Charts and diagrams as code:
==========

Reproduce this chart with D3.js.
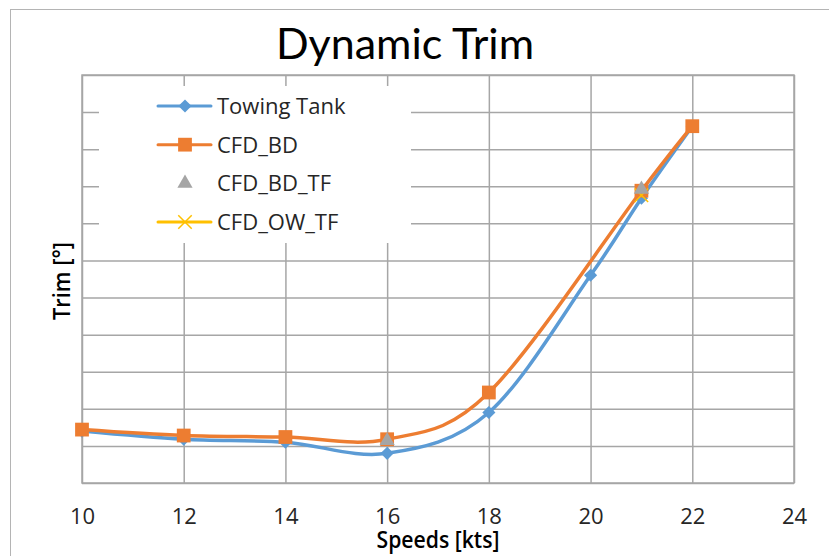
<!DOCTYPE html>
<html>
<head>
<meta charset="utf-8">
<script src="https://cdn.jsdelivr.net/npm/d3@7"></script>
<style>
  html, body { margin: 0; padding: 0; background: #ffffff; }
  svg { display: block; font-family: "Open Sans", "Lato", sans-serif; }
</style>
</head>
<body>
<svg id="chart" width="829" height="556"></svg>
<script>
// Speeds [kts] and dynamic trim [°] per series
const speeds = [10, 12, 14, 16, 18, 20, 21, 22];
const towingTank = [0.70, 0.59, 0.55, 0.40, 0.95, 2.80, 3.84, 4.81];

const cfdBDSpeeds = [10, 12, 14, 16, 18, 21, 22];
const cfdBD = [0.72, 0.64, 0.62, 0.59, 1.22, 3.94, 4.81];

const cfdBDTFSpeeds = [16, 21];
const cfdBDTF = [0.57, 3.96];

const cfdOWTFSpeeds = [21];
const cfdOWTF = [3.88];

const xTicks = [10, 12, 14, 16, 18, 20, 22, 24];
const yTicks = [0, 0.5, 1, 1.5, 2, 2.5, 3, 3.5, 4, 4.5, 5, 5.5];

const legendNames = ["Towing Tank", "CFD_BD", "CFD_BD_TF", "CFD_OW_TF"];

const colors = { tank: "#5B9BD5", bd: "#ED7D31", bdtf: "#A5A5A5", owtf: "#FFC000" };

const svg = d3.select("#chart");
const plot = { left: 82, top: 75, right: 794, bottom: 483 };

// Chart frame
svg.append("rect")
  .attr("x", 10.5).attr("y", 9.5)
  .attr("width", 840).attr("height", 560)
  .attr("fill", "#fff").attr("stroke", "#b4b4b4").attr("stroke-width", 1);

const x = d3.scaleLinear().domain([10, 24]).range([plot.left, plot.right]);
const y = d3.scaleLinear().domain([0, 5.5]).range([plot.bottom, plot.top]);

// Gridlines
const gridColor = "#a6a6a6";
svg.append("g")
  .attr("transform", `translate(0,${plot.bottom})`)
  .call(d3.axisBottom(x).tickValues(xTicks).tickSize(-(plot.bottom - plot.top)).tickFormat(""))
  .call(g => g.select(".domain").remove())
  .call(g => g.selectAll("line").attr("stroke", gridColor).attr("stroke-width", 1.5));

svg.append("g")
  .attr("transform", `translate(${plot.left},0)`)
  .call(d3.axisLeft(y).tickValues(yTicks).tickSize(-(plot.right - plot.left)).tickFormat(""))
  .call(g => g.select(".domain").remove())
  .call(g => g.selectAll("line").attr("stroke", gridColor).attr("stroke-width", 1.5));

// Plot area outline
svg.append("rect")
  .attr("x", plot.left).attr("y", plot.top)
  .attr("width", plot.right - plot.left).attr("height", plot.bottom - plot.top)
  .attr("fill", "none").attr("stroke", gridColor).attr("stroke-width", 1.5);

// X tick labels
svg.append("g")
  .attr("transform", `translate(0,${plot.bottom})`)
  .call(d3.axisBottom(x).tickValues(xTicks).tickSize(0).tickPadding(25).tickFormat(d3.format("d")))
  .call(g => g.select(".domain").remove())
  .call(g => g.selectAll("text")
    .attr("font-family", "'Open Sans', Lato, sans-serif")
    .attr("font-size", 22).attr("fill", "#262626"));

// Titles
svg.append("text")
  .attr("x", 405).attr("y", 59)
  .attr("text-anchor", "middle")
  .attr("font-family", "Lato, 'Open Sans', sans-serif")
  .attr("font-size", 43).attr("fill", "#000")
  .text("Dynamic Trim");

svg.append("text")
  .attr("x", 438).attr("y", 548)
  .attr("text-anchor", "middle")
  .attr("font-size", 23).attr("font-weight", 600).attr("fill", "#000")
  .attr("textLength", 123).attr("lengthAdjust", "spacingAndGlyphs")
  .text("Speeds [kts]");

svg.append("text")
  .attr("transform", "translate(70,281) rotate(-90)")
  .attr("text-anchor", "middle")
  .attr("font-size", 24).attr("font-weight", 600).attr("fill", "#000")
  .attr("textLength", 78).attr("lengthAdjust", "spacingAndGlyphs")
  .text("Trim [°]");

// Legend
const legend = svg.append("g");
legend.append("rect")
  .attr("x", 99).attr("y", 86).attr("width", 312).attr("height", 157)
  .attr("fill", "#fff");

const legendY = d3.scalePoint().domain(legendNames).range([106, 222]);
const legendStyle = [
  { line: colors.tank, marker: "diamond", color: colors.tank },
  { line: colors.bd, marker: "square", color: colors.bd },
  { line: null, marker: "triangle", color: colors.bdtf },
  { line: colors.owtf, marker: "cross", color: colors.owtf }
];

function marker(sel, type, color) {
  const sym = {
    diamond: d3.symbol().type(d3.symbolDiamond2).size(110),
    square: d3.symbol().type(d3.symbolSquare).size(190),
    triangle: d3.symbol().type(d3.symbolTriangle).size(100)
  };
  if (type === "cross") {
    sel.append("path")
      .attr("d", d3.symbol().type(d3.symbolX).size(120)())
      .attr("stroke", color).attr("stroke-width", 1.5).attr("fill", "none");
  } else {
    sel.append("path").attr("d", sym[type]()).attr("fill", color);
  }
}

legendNames.forEach((name, i) => {
  const cy = legendY(name);
  const st = legendStyle[i];
  if (st.line) {
    legend.append("line")
      .attr("x1", 158).attr("x2", 211).attr("y1", cy).attr("y2", cy)
      .attr("stroke", st.line).attr("stroke-width", 3).attr("stroke-linecap", "round");
  }
  marker(legend.append("g").attr("transform", `translate(185,${cy})`), st.marker, st.color);
  legend.append("text")
    .attr("x", 217).attr("y", cy + 8)
    .attr("font-size", 22).attr("fill", "#262626")
    .text(name);
});

// Series lines (smoothed)
const line = d3.line()
  .x(d => x(d[0])).y(d => y(d[1]))
  .curve(d3.curveCardinal.tension(0));

const tankPts = d3.zip(speeds, towingTank);
const bdPts = d3.zip(cfdBDSpeeds, cfdBD);
const bdtfPts = d3.zip(cfdBDTFSpeeds, cfdBDTF);
const owtfPts = d3.zip(cfdOWTFSpeeds, cfdOWTF);

svg.append("path").datum(tankPts).attr("d", line)
  .attr("fill", "none").attr("stroke", colors.tank).attr("stroke-width", 3.5);
svg.append("g").selectAll("g").data(tankPts).join("g")
  .attr("transform", d => `translate(${x(d[0])},${y(d[1])})`)
  .each(function () { marker(d3.select(this), "diamond", colors.tank); });

svg.append("path").datum(bdPts).attr("d", line)
  .attr("fill", "none").attr("stroke", colors.bd).attr("stroke-width", 3.5);
svg.append("g").selectAll("g").data(bdPts).join("g")
  .attr("transform", d => `translate(${x(d[0])},${y(d[1])})`)
  .each(function () { marker(d3.select(this), "square", colors.bd); });

svg.append("g").selectAll("g").data(owtfPts).join("g")
  .attr("transform", d => `translate(${x(d[0])},${y(d[1])})`)
  .each(function () { marker(d3.select(this), "cross", colors.owtf); });

svg.append("g").selectAll("g").data(bdtfPts).join("g")
  .attr("transform", d => `translate(${x(d[0])},${y(d[1])})`)
  .each(function () { marker(d3.select(this), "triangle", colors.bdtf); });
</script>
</body>
</html>
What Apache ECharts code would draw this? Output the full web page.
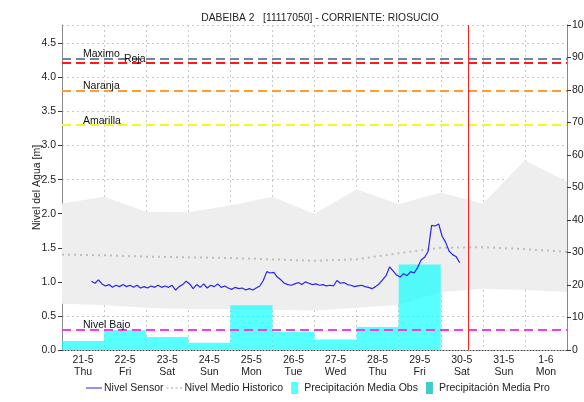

==========

#### [SET TASK]
Transcribe the whole listing exactly. Pictures are excluded.

#### [PROBLEM SOLUTION]
Reproduce this chart with D3.js.
<!DOCTYPE html>
<html>
<head>
<meta charset="utf-8">
<script src="https://cdn.jsdelivr.net/npm/d3@7"></script>
<style>
  html, body { margin: 0; padding: 0; background: #ffffff; }
  svg { display: block; font-family: "Open Sans", "Lato", sans-serif; }
</style>
</head>
<body>
<svg id="chart" width="829" height="556"></svg>
<script>
// Speeds [kts] and dynamic trim [°] per series
const speeds = [10, 12, 14, 16, 18, 20, 21, 22];
const towingTank = [0.70, 0.59, 0.55, 0.40, 0.95, 2.80, 3.84, 4.81];

const cfdBDSpeeds = [10, 12, 14, 16, 18, 21, 22];
const cfdBD = [0.72, 0.64, 0.62, 0.59, 1.22, 3.94, 4.81];

const cfdBDTFSpeeds = [16, 21];
const cfdBDTF = [0.57, 3.96];

const cfdOWTFSpeeds = [21];
const cfdOWTF = [3.88];

const xTicks = [10, 12, 14, 16, 18, 20, 22, 24];
const yTicks = [0, 0.5, 1, 1.5, 2, 2.5, 3, 3.5, 4, 4.5, 5, 5.5];

const legendNames = ["Towing Tank", "CFD_BD", "CFD_BD_TF", "CFD_OW_TF"];

const colors = { tank: "#5B9BD5", bd: "#ED7D31", bdtf: "#A5A5A5", owtf: "#FFC000" };

const svg = d3.select("#chart");
const plot = { left: 82, top: 75, right: 794, bottom: 483 };

// Chart frame
svg.append("rect")
  .attr("x", 10.5).attr("y", 9.5)
  .attr("width", 840).attr("height", 560)
  .attr("fill", "#fff").attr("stroke", "#b4b4b4").attr("stroke-width", 1);

const x = d3.scaleLinear().domain([10, 24]).range([plot.left, plot.right]);
const y = d3.scaleLinear().domain([0, 5.5]).range([plot.bottom, plot.top]);

// Gridlines
const gridColor = "#a6a6a6";
svg.append("g")
  .attr("transform", `translate(0,${plot.bottom})`)
  .call(d3.axisBottom(x).tickValues(xTicks).tickSize(-(plot.bottom - plot.top)).tickFormat(""))
  .call(g => g.select(".domain").remove())
  .call(g => g.selectAll("line").attr("stroke", gridColor).attr("stroke-width", 1.5));

svg.append("g")
  .attr("transform", `translate(${plot.left},0)`)
  .call(d3.axisLeft(y).tickValues(yTicks).tickSize(-(plot.right - plot.left)).tickFormat(""))
  .call(g => g.select(".domain").remove())
  .call(g => g.selectAll("line").attr("stroke", gridColor).attr("stroke-width", 1.5));

// Plot area outline
svg.append("rect")
  .attr("x", plot.left).attr("y", plot.top)
  .attr("width", plot.right - plot.left).attr("height", plot.bottom - plot.top)
  .attr("fill", "none").attr("stroke", gridColor).attr("stroke-width", 1.5);

// X tick labels
svg.append("g")
  .attr("transform", `translate(0,${plot.bottom})`)
  .call(d3.axisBottom(x).tickValues(xTicks).tickSize(0).tickPadding(25).tickFormat(d3.format("d")))
  .call(g => g.select(".domain").remove())
  .call(g => g.selectAll("text")
    .attr("font-family", "'Open Sans', Lato, sans-serif")
    .attr("font-size", 22).attr("fill", "#262626"));

// Titles
svg.append("text")
  .attr("x", 405).attr("y", 59)
  .attr("text-anchor", "middle")
  .attr("font-family", "Lato, 'Open Sans', sans-serif")
  .attr("font-size", 43).attr("fill", "#000")
  .text("Dynamic Trim");

svg.append("text")
  .attr("x", 438).attr("y", 548)
  .attr("text-anchor", "middle")
  .attr("font-size", 23).attr("font-weight", 600).attr("fill", "#000")
  .attr("textLength", 123).attr("lengthAdjust", "spacingAndGlyphs")
  .text("Speeds [kts]");

svg.append("text")
  .attr("transform", "translate(70,281) rotate(-90)")
  .attr("text-anchor", "middle")
  .attr("font-size", 24).attr("font-weight", 600).attr("fill", "#000")
  .attr("textLength", 78).attr("lengthAdjust", "spacingAndGlyphs")
  .text("Trim [°]");

// Legend
const legend = svg.append("g");
legend.append("rect")
  .attr("x", 99).attr("y", 86).attr("width", 312).attr("height", 157)
  .attr("fill", "#fff");

const legendY = d3.scalePoint().domain(legendNames).range([106, 222]);
const legendStyle = [
  { line: colors.tank, marker: "diamond", color: colors.tank },
  { line: colors.bd, marker: "square", color: colors.bd },
  { line: null, marker: "triangle", color: colors.bdtf },
  { line: colors.owtf, marker: "cross", color: colors.owtf }
];

function marker(sel, type, color) {
  const sym = {
    diamond: d3.symbol().type(d3.symbolDiamond2).size(110),
    square: d3.symbol().type(d3.symbolSquare).size(190),
    triangle: d3.symbol().type(d3.symbolTriangle).size(100)
  };
  if (type === "cross") {
    sel.append("path")
      .attr("d", d3.symbol().type(d3.symbolX).size(120)())
      .attr("stroke", color).attr("stroke-width", 1.5).attr("fill", "none");
  } else {
    sel.append("path").attr("d", sym[type]()).attr("fill", color);
  }
}

legendNames.forEach((name, i) => {
  const cy = legendY(name);
  const st = legendStyle[i];
  if (st.line) {
    legend.append("line")
      .attr("x1", 158).attr("x2", 211).attr("y1", cy).attr("y2", cy)
      .attr("stroke", st.line).attr("stroke-width", 3).attr("stroke-linecap", "round");
  }
  marker(legend.append("g").attr("transform", `translate(185,${cy})`), st.marker, st.color);
  legend.append("text")
    .attr("x", 217).attr("y", cy + 8)
    .attr("font-size", 22).attr("fill", "#262626")
    .text(name);
});

// Series lines (smoothed)
const line = d3.line()
  .x(d => x(d[0])).y(d => y(d[1]))
  .curve(d3.curveCardinal.tension(0));

const tankPts = d3.zip(speeds, towingTank);
const bdPts = d3.zip(cfdBDSpeeds, cfdBD);
const bdtfPts = d3.zip(cfdBDTFSpeeds, cfdBDTF);
const owtfPts = d3.zip(cfdOWTFSpeeds, cfdOWTF);

svg.append("path").datum(tankPts).attr("d", line)
  .attr("fill", "none").attr("stroke", colors.tank).attr("stroke-width", 3.5);
svg.append("g").selectAll("g").data(tankPts).join("g")
  .attr("transform", d => `translate(${x(d[0])},${y(d[1])})`)
  .each(function () { marker(d3.select(this), "diamond", colors.tank); });

svg.append("path").datum(bdPts).attr("d", line)
  .attr("fill", "none").attr("stroke", colors.bd).attr("stroke-width", 3.5);
svg.append("g").selectAll("g").data(bdPts).join("g")
  .attr("transform", d => `translate(${x(d[0])},${y(d[1])})`)
  .each(function () { marker(d3.select(this), "square", colors.bd); });

svg.append("g").selectAll("g").data(owtfPts).join("g")
  .attr("transform", d => `translate(${x(d[0])},${y(d[1])})`)
  .each(function () { marker(d3.select(this), "cross", colors.owtf); });

svg.append("g").selectAll("g").data(bdtfPts).join("g")
  .attr("transform", d => `translate(${x(d[0])},${y(d[1])})`)
  .each(function () { marker(d3.select(this), "triangle", colors.bdtf); });
</script>
</body>
</html>
What Apache ECharts code would draw this? Output the full web page.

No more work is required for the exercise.